For purposes of explanation, specific embodiments were described to provide a thorough understanding of the present invention. These should not be construed as limiting the scope of the invention but merely as illustrating different examples and aspects of the invention. It should be appreciated that the scope of the invention includes other embodiments not discussed in detail above. Various other modifications, changes, and variations which will be apparent to those skilled in the art may be made in the arrangement, operation, and details of the systems and methods of the present invention disclosed herein without departing from the spirit and scope of the invention as defined in the appended claims.

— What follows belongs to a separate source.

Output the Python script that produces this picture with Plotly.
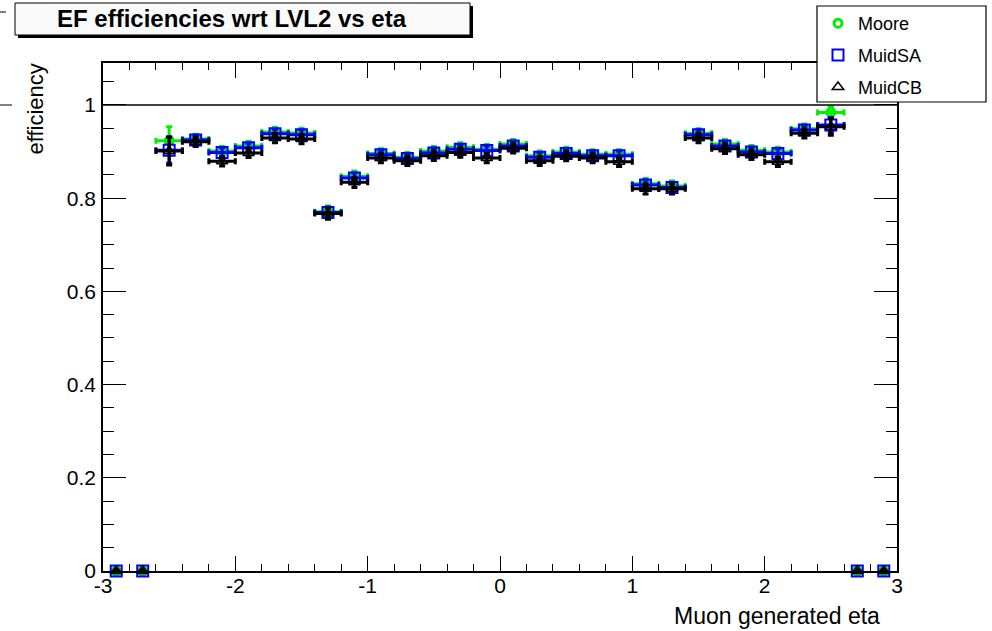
import plotly.graph_objects as go

# ---- data ----
eta = [-2.9, -2.7, -2.5, -2.3, -2.1, -1.9, -1.7, -1.5, -1.3, -1.1,
       -0.9, -0.7, -0.5, -0.3, -0.1, 0.1, 0.3, 0.5, 0.7, 0.9,
       1.1, 1.3, 1.5, 1.7, 1.9, 2.1, 2.3, 2.5, 2.7, 2.9]
eta_halfwidth = [0, 0, 0.1, 0.1, 0.1, 0.1, 0.1, 0.1, 0.1, 0.1,
                 0.1, 0.1, 0.1, 0.1, 0.1, 0.1, 0.1, 0.1, 0.1, 0.1,
                 0.1, 0.1, 0.1, 0.1, 0.1, 0.1, 0.1, 0.1, 0, 0]

moore = [0, 0, 0.923, 0.927, 0.901, 0.912, 0.942, 0.940, 0.771, 0.847,
         0.896, 0.888, 0.901, 0.909, 0.905, 0.916, 0.891, 0.899, 0.894, 0.894,
         0.831, 0.826, 0.939, 0.916, 0.903, 0.899, 0.949, 0.984, 0, 0]
moore_err = [0, 0, 0.030, 0.010, 0.010, 0.010, 0.010, 0.010, 0.012, 0.011,
             0.010, 0.010, 0.010, 0.010, 0.010, 0.010, 0.010, 0.010, 0.010, 0.010,
             0.011, 0.011, 0.010, 0.010, 0.010, 0.010, 0.010, 0.012, 0, 0]

muidsa = [0, 0, 0.903, 0.925, 0.898, 0.908, 0.938, 0.936, 0.769, 0.843,
          0.893, 0.885, 0.897, 0.905, 0.902, 0.912, 0.888, 0.896, 0.891, 0.891,
          0.828, 0.823, 0.936, 0.912, 0.899, 0.896, 0.946, 0.957, 0, 0]
muidsa_err = [0, 0, 0.028, 0.010, 0.010, 0.010, 0.010, 0.010, 0.012, 0.011,
              0.010, 0.010, 0.010, 0.010, 0.010, 0.010, 0.010, 0.010, 0.010, 0.010,
              0.011, 0.011, 0.010, 0.010, 0.010, 0.010, 0.010, 0.016, 0, 0]

muidcb = [0, 0, 0.901, 0.921, 0.879, 0.897, 0.929, 0.927, 0.767, 0.834,
          0.886, 0.880, 0.891, 0.898, 0.886, 0.907, 0.880, 0.890, 0.886, 0.878,
          0.820, 0.820, 0.929, 0.906, 0.893, 0.878, 0.939, 0.953, 0, 0]
muidcb_err = [0, 0, 0.030, 0.010, 0.010, 0.010, 0.010, 0.010, 0.012, 0.011,
              0.010, 0.010, 0.010, 0.010, 0.010, 0.010, 0.010, 0.010, 0.010, 0.010,
              0.011, 0.011, 0.010, 0.010, 0.010, 0.010, 0.010, 0.018, 0, 0]

x_tick_vals = [-3, -2, -1, 0, 1, 2, 3]
x_tick_text = ["-3", "-2", "-1", "0", "1", "2", "3"]
y_tick_vals = [0, 0.2, 0.4, 0.6, 0.8, 1.0]
y_tick_text = ["0", "0.2", "0.4", "0.6", "0.8", "1"]

title_text = "EF efficiencies wrt LVL2 vs eta"
x_title = "Muon generated eta"
y_title = "efficiency"

FONT = "Liberation Sans, Arial, Helvetica, sans-serif"

# ---- figure geometry (pixels) ----
W, H = 992, 631
L, R, T, B = 103, 95, 63, 60
PW, PH = W - L - R, H - T - B


def px(xp):
    return (xp - L) / PW


def py(yp):
    return (H - B - yp) / PH


fig = go.Figure()

series = [
    ("Moore", moore, moore_err, "#00ee00",
     dict(symbol="circle-open", size=8, line=dict(width=3, color="#00ee00"))),
    ("MuidSA", muidsa, muidsa_err, "#0000ff",
     dict(symbol="square-open", size=11, line=dict(width=2, color="#0000ff"))),
    ("MuidCB", muidcb, muidcb_err, "#000000",
     dict(symbol="triangle-up-open", size=10, line=dict(width=1.5, color="#000000"))),
]

for name, vals, errs, col, mk in series:
    fig.add_trace(go.Scatter(
        x=eta, y=vals, mode="markers", name=name, legendgroup=name,
        marker=dict(color=col, **mk),
        error_x=dict(type="data", array=eta_halfwidth, color=col,
                     thickness=3, width=3),
        error_y=dict(type="data", array=errs, color=col,
                     thickness=3, width=3),
        cliponaxis=False,
    ))

shapes = [
    # line at efficiency = 1
    dict(type="line", xref="x", yref="y", x0=-3, x1=3, y0=1, y1=1,
         line=dict(color="black", width=1.5)),
    # title box shadow + box
    dict(type="rect", xref="paper", yref="paper",
         x0=px(18), x1=px(473), y0=py(38), y1=py(6),
         fillcolor="black", line=dict(width=0), layer="above"),
    dict(type="rect", xref="paper", yref="paper",
         x0=px(15), x1=px(470), y0=py(35), y1=py(3),
         fillcolor="#fafafa", line=dict(color="black", width=1), layer="above"),
    # legend box
    dict(type="rect", xref="paper", yref="paper",
         x0=px(817), x1=px(986), y0=py(102), y1=py(6),
         fillcolor="white", line=dict(color="black", width=1.2), layer="above"),
    # small stray dashes at the left edge (from neighbouring pad)
    dict(type="line", xref="paper", yref="paper",
         x0=px(0), x1=px(12), y0=py(105), y1=py(105),
         line=dict(color="black", width=1)),
    dict(type="line", xref="paper", yref="paper",
         x0=px(0), x1=px(6), y0=py(12), y1=py(12),
         line=dict(color="black", width=1)),
]

annotations = [
    dict(text="<b>" + title_text + "</b>", xref="paper", yref="paper",
         x=px(232), y=py(19), xanchor="center", yanchor="middle",
         showarrow=False, font=dict(family=FONT, size=24, color="black")),
    dict(text=x_title, xref="paper", yref="paper",
         x=px(882), y=py(616), xanchor="right", yanchor="middle",
         showarrow=False, font=dict(family=FONT, size=23, color="black")),
    dict(text=y_title, xref="paper", yref="paper", textangle=-90,
         x=px(35), y=py(62), xanchor="center", yanchor="top",
         showarrow=False, font=dict(family=FONT, size=22, color="black")),
]

fig.update_layout(
    width=W, height=H,
    margin=dict(l=L, r=R, t=T, b=B, pad=0, autoexpand=False),
    paper_bgcolor="white", plot_bgcolor="white",
    font=dict(family=FONT, size=21, color="black"),
    shapes=shapes, annotations=annotations,
    showlegend=True,
    legend=dict(x=px(818), y=py(5), xanchor="left", yanchor="top",
                bgcolor="rgba(0,0,0,0)", borderwidth=0,
                traceorder="grouped", tracegroupgap=5.5,
                font=dict(family=FONT, size=18, color="black")),
    xaxis=dict(range=[-3, 3], tickmode="array", tickvals=x_tick_vals,
               ticktext=x_tick_text, ticks="inside", ticklen=15,
               tickwidth=1, tickcolor="black", ticklabelstandoff=-5,
               minor=dict(dtick=0.2, tick0=-3, ticks="inside", ticklen=7,
                          tickcolor="black", tickwidth=1),
               showline=True, linecolor="black", linewidth=1.5,
               mirror="allticks", showgrid=False, zeroline=False,
               tickfont=dict(family=FONT, size=21, color="black")),
    yaxis=dict(range=[0, 1.09], tickmode="array", tickvals=y_tick_vals,
               ticktext=y_tick_text, ticks="inside", ticklen=23,
               tickwidth=1, tickcolor="black", ticklabelstandoff=1,
               minor=dict(dtick=0.05, tick0=0, ticks="inside", ticklen=11,
                          tickcolor="black", tickwidth=1),
               showline=True, linecolor="black", linewidth=1.5,
               mirror="allticks", showgrid=False, zeroline=False,
               tickfont=dict(family=FONT, size=21, color="black")),
)

fig.write_html("out.html")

For instance, while FIG. 3 shows the surround 142 being in contact with and bonded to an edge of the enclosure 100 (all around the opening), thereby sealing off the opening, an alternative is to have the surround 142 first bonded to the frame 148, and then bonding the frame 148 to the edge of the enclosure 100 (to seal off the opening). Therefore, the scope of the invention should be determined by the claims and their legal equivalents. Such equivalents include both currently known equivalents as well as equivalents developed in the future, i.e., any elements developed that perform the same function, regardless of structure. Furthermore, no element, component, or method step is intended to be dedicated to the public regardless of whether the element, component, or method step is explicitly recited in the claims.